By Mark Waite
WASHINGTON, D.C. — Timbisha Shoshone tribal leaders filed two administrative appeals Monday to stop a vote on a proposed new constitution scheduled for Nov. 4. Leaders claim the proposed constitution would revoke the existing constitution adopted by the Tribe in 1986 and establish many non-Timbisha as new tribal members.
“The proposed constitution has been drafted by outsiders who have convinced the Bureau of Indian Affairs (BIA) to call a BIA supervised election to approve the constitution,” said Joe Kennedy, chairman of the Timbisha Shoshone Tribe, who was deposed by a new council. “Because of unjustifiable BIA interference in the self-governance of the Timbisha Shoshone Tribe, a block of voters with no known connection to the tribe may soon control a federally recognized Indian tribe.”
The Timbisha Shoshone Tribe, based in Death Valley, Calif., has historically exercised its sovereignty and inherent power of self-government by determining for itself the requirements for tribal membership. These requirements are established in the existing Timbisha Shoshone Constitution.
In 2008, the Tribal Enrollment Committee performed an annual review of the membership rolls and determined that 74 individuals did not meet the membership requirements of the Timbisha Constitution. The Timbisha Enrollment Committee then applied their existing laws and dis-enrolled these individuals, providing each person an opportunity for appeal. None of these non-members has ever presented any evidence to dispute the Enrollment Committee’s findings that they were ineligible for membership.
In 2011, the Interior Department decided not to recognize the duly elected Timbisha Tribal Council and ordered the Timbisha to hold a new election and to allow these individuals who had been dis-enrolled to vote and to run for tribal office. The Interior Department ordered that the election be run by a group that was dominated by these non-members. Neither the existing Tribal Council nor the Tribal Election Board was involved in those decisions. The result led to a shift in leadership and eventually to the proposed constitution that would allow previously identified non-members and many others to become members.
The main ground for both of the appeals is that the election called by the BIA will allow many persons to vote who are not members of the Tribe and who do not meet the membership requirements of the Timbisha Constitution. The appeals call for the election to be stopped and for the Interior Department to take action to assure that persons who do not meet the requirements for membership do not receive benefits intended only for members of the Tribe and that such persons are not permitted to vote and hold office in the Tribe.
Robert T. Coulter, executive director of the Indian Law Resource Center and lead counsel on the appeals, says that the BIA’s actions violate federal law and regulations in many respects.
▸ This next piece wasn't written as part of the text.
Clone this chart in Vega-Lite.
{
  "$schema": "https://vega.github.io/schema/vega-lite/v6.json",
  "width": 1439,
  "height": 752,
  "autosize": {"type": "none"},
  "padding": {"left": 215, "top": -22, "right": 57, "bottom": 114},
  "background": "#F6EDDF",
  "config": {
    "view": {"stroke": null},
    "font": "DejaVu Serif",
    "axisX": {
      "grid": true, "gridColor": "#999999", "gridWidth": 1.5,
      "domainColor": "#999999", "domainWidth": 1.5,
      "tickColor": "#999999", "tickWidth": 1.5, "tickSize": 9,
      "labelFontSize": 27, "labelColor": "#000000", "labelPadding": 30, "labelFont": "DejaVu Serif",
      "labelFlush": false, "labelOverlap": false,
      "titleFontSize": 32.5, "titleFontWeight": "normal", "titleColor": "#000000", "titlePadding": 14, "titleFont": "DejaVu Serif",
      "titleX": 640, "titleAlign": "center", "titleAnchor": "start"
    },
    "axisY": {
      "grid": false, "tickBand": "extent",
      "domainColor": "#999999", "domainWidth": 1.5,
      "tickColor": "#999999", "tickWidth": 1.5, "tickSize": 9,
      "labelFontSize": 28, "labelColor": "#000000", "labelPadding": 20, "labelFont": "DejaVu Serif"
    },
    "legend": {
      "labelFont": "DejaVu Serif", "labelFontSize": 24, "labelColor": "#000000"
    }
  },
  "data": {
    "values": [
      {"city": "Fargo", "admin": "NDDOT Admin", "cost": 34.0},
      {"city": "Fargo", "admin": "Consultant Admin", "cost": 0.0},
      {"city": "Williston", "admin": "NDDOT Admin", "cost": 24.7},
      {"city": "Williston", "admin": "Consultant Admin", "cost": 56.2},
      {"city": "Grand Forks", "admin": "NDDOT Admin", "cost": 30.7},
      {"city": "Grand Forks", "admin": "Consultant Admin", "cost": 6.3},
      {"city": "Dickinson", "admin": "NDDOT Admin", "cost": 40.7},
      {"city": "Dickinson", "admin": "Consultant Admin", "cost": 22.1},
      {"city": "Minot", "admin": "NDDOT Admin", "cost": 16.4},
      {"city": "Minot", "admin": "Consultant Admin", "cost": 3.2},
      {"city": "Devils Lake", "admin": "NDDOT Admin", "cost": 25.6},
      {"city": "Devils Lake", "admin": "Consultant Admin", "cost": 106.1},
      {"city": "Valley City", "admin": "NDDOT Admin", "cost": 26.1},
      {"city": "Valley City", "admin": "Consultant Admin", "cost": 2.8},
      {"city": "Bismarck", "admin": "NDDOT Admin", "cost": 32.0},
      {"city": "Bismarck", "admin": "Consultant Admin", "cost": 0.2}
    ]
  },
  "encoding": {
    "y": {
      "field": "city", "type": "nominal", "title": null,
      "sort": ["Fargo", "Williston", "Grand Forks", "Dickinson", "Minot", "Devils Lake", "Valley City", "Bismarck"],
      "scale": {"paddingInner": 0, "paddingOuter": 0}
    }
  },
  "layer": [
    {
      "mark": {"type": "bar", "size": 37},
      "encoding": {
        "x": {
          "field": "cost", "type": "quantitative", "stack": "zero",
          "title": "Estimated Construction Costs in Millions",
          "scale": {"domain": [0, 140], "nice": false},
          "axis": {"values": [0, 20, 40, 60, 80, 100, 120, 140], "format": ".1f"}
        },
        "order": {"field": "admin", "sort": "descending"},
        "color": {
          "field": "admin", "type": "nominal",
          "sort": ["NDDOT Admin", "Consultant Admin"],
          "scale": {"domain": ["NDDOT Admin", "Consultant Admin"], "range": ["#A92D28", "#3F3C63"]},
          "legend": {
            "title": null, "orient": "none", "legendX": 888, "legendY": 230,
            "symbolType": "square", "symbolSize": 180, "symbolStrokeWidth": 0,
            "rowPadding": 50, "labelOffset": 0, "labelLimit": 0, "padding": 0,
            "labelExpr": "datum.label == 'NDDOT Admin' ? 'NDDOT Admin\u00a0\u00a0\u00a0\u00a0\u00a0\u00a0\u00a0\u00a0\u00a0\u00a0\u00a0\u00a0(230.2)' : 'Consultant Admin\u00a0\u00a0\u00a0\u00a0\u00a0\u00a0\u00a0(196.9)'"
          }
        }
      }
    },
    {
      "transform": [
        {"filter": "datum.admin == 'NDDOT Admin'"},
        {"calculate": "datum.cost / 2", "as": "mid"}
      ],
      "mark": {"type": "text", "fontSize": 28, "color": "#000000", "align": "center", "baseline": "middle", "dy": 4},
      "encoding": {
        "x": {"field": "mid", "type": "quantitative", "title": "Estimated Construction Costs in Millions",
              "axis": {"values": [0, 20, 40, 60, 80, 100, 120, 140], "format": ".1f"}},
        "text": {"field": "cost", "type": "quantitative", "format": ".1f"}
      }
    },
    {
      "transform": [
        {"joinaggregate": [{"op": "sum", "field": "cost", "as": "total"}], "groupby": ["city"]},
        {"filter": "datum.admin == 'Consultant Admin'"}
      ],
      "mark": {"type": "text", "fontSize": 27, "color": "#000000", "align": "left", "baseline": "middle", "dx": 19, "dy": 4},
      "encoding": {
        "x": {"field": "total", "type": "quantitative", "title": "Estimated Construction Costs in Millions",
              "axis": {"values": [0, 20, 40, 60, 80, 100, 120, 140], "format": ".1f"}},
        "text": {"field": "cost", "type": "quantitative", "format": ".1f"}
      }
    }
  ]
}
“The BIA cannot be allowed to arbitrarily select or create the tribal government with which they will engage; the BIA must not be allowed to ignore and violate tribal constitutions; and they must not interfere with a tribe’s sovereign authority to decide for themselves who is, and who is not, a tribal citizen,” Coulter said.
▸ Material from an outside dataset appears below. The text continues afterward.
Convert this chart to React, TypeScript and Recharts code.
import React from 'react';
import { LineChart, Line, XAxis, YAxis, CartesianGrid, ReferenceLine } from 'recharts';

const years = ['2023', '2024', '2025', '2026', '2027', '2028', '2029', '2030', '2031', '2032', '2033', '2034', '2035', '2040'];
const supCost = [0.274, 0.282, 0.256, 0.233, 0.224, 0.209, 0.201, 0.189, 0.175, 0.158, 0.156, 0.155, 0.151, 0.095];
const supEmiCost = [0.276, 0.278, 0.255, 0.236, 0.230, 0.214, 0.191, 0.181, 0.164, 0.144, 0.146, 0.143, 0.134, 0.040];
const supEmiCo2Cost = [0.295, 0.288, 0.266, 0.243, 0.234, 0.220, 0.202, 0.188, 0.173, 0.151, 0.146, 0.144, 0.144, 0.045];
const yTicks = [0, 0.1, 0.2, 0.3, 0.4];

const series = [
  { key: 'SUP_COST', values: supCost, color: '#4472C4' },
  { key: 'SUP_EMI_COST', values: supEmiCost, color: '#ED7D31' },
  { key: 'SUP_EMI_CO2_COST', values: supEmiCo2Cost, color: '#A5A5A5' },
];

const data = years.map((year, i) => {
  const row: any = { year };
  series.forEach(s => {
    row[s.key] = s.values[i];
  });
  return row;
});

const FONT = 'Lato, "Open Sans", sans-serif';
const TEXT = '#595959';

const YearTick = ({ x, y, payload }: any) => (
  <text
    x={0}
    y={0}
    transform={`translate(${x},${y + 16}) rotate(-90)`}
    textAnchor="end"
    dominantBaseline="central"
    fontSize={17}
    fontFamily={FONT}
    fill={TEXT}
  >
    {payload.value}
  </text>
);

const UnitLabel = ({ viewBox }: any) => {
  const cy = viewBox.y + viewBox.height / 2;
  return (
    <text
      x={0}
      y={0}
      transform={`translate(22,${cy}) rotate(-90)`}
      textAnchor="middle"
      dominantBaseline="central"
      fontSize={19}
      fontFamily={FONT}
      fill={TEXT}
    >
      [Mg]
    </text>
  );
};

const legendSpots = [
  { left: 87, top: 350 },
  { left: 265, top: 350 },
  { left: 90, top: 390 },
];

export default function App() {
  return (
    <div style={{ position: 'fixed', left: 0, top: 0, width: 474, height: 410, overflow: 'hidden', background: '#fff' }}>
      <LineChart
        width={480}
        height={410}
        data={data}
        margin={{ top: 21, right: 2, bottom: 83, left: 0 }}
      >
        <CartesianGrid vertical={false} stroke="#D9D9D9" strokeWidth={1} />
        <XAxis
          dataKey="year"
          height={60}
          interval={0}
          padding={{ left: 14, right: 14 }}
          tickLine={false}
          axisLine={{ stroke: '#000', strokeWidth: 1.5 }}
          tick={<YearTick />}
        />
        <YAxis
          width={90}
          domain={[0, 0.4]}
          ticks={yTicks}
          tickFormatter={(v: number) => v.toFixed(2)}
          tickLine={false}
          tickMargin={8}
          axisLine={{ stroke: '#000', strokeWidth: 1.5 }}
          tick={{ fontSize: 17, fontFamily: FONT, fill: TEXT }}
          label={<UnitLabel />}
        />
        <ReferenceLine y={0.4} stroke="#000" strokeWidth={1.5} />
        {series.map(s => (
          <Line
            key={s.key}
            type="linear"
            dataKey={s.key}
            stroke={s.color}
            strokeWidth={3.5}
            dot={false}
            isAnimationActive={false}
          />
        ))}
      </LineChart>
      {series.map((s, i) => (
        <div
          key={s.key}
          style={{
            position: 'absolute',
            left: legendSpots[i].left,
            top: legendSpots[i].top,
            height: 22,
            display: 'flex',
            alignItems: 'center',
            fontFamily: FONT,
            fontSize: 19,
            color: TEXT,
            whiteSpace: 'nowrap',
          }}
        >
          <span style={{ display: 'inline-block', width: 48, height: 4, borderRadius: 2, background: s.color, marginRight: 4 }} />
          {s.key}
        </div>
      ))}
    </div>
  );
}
The Indian Law Resource Center, a non-profit law and advocacy organization based in Helena, Mont., established and directed by American Indians, provides legal assistance without charge to Indian and Alaska Native tribes.
Pauline Esteves, who was a member of the deposed Timbisha Shoshone Tribal Council, said the BIA had to decide who was the legal government, Kennedy’s tribal council or a council headed by chairman George Gholson. The dispute over enrollment created a controversy over who was eligible to vote.
In March 2011, the Inyo Register reported there had been two ongoing elections, one in Bishop, the other in Furnace Creek, until Assistant Secretary of Indian Affairs Larry Echo Hawk recognized Gholson’s council. Echo Hawk stated there were 137 votes cast in the Bishop election versus about 74 in Furnace Creek. Echo Hawk added the election in Death Valley was flawed because it included 74 members who were wrongfully enrolled.
Newly-elected tribal council members were seated May 31, 2011, with Gholson the chairman.
Esteves said Gholson’s group overthrew their government. They then wanted to change their constitution, which was never ratified by the U.S. Secretary of the Interior, but it’s the constitution the tribe has always followed.
“Gholson started to freeze all the accounts, so we would move our accounts to a different bank,” Esteves said. “He warned the banks if they didn’t freeze the accounts he would sue them. It was really dirty business.”
“After Echo Hawk made a decision Gholson was the leader of the tribal government, Gholson came down here and took everything out of the office here. He had a locksmith come down and pry open some of the locks,” she said. “They don’t care, those people in the Bishop office. they do things without any policies.”
Gholson was unavailable for comment by presstime.